There were domain names in our data set for which the registrant information was readily available—for these it was simple to determine how many UDRPs would need to be filed by each brand owner. The domains that infringed on the same brand and were registered to the same owner could be filed as one dispute.

However, the registrant information for many of the domain names in our data set was “protected” or hidden from view. In order to project how many UDRPs would need to be filed in this set, we multiplied the number of domains in this set by 2.1—the average number of domains per registrant that we found in the set of domains with readily available data.

All totaled, we estimated that to reclaim all of the 28,000 Potentially Squatted domain names, 13,185 UDRP complaints would need to be filed. Luckily, brand owners do not need to spend the time and money to reclaim all existing infringements—this is not possible or necessary.

The average cost associated with hiring a law firm to reclaim a name is about $6,000, which includes the UDRP fees, legal fees and (minimal) registration fees. In order to reclaim the 28,000 Potentially Squatted domain names from an estimated 13,185 registrants, brand owners would need to spend $79,110,000.

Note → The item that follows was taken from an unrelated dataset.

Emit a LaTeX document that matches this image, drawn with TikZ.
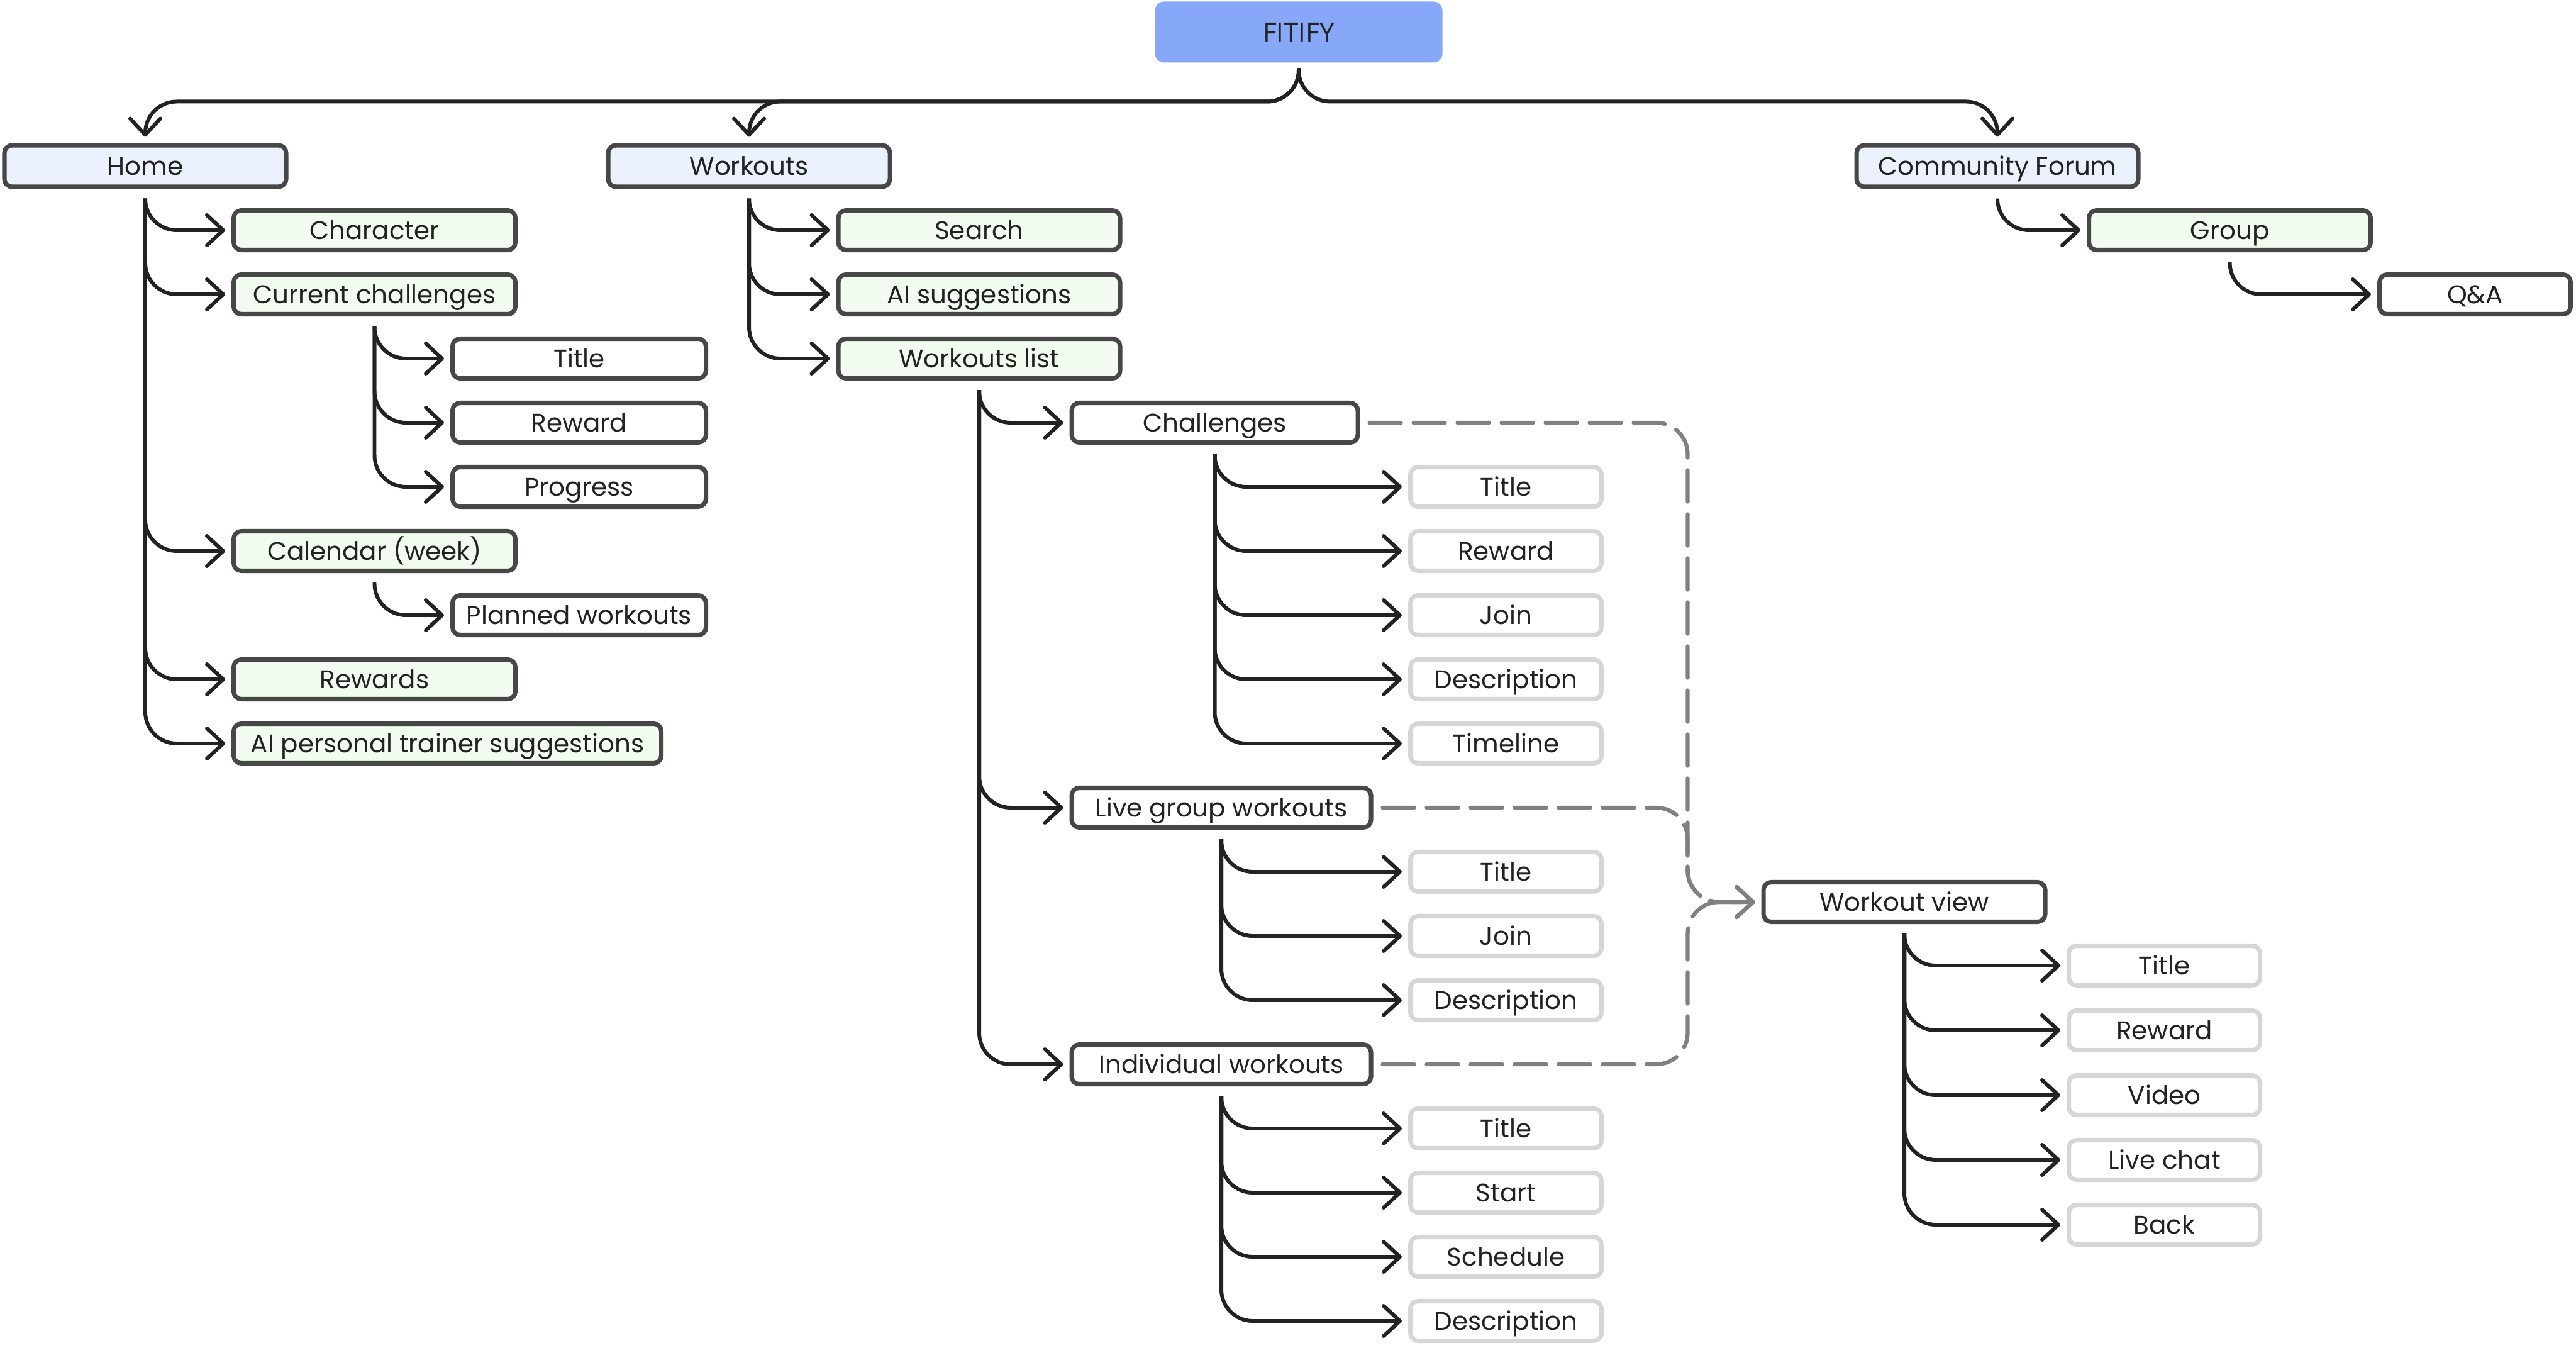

Added to the cost of lost impressions, lost sales, fraudulent commissions and unnecessary advertising, the recovery of all of these names brings the total cost of Potential Squatter domain names to $364,276,873.

Conclusion

Through the research conducted for this paper, we sought to closely examine a segment of the typosquatting problem. However, typosquatting is just a small part of the overall cybersquatting problem that exists today. We hope that this whitepaper will encourage brand owners to reexamine their domain name strategy, proactively register certain key typo domains for their business, and reactively pursue the most valuable infringements. Though typosquatting is a serious issue, not all typosquatting domains are equally harmful to a brand or equally worth pursuing. Brand owners should have a domain name strategy that determines the worth of a typo domain through components such as the quantity and quality of the traffic it receives, the type of infringement, and the content it currently hosts.

While it would cost $79 million to recover all of the typosquatted domain names in our data set, spending 22 percent of that cost would recover the 10 percent of typosquatting names that would produce a return on investment in less than a year. By spending five percent of the total cost, the 2.5 percent of names that would produce a return investment in less than a month could be recovered. Finally, for less than one percent of the total cost, those names that could produce a return on investment in less than a day can be reclaimed.

Number of Domains and Days to Return Recovery Investment

Graph 8 [+]

With the right metrics and guidance, it is possible to identify opportunities with a high return on investment and thus pinpoint where brands should be focusing their reclaim efforts. However, the widespread practice of typosquatting generally clouds the ability of brands to cost-effectively address harms. We hope that this whitepaper will also encourage legislators to reexamine the regulation of the domain name space and strengthen the Anticybersquatting Consumer Protection Act (ACPA). Typosquatting is a persistent and pervasive problem that requires a greater deterrent than the one that exists today. Furthermore, typosquatting is not confined by national boundaries. To truly impact typosquatting and cybersquatting in general, there needs to be a multinational treaty that sanctions an international crackdown on the practice.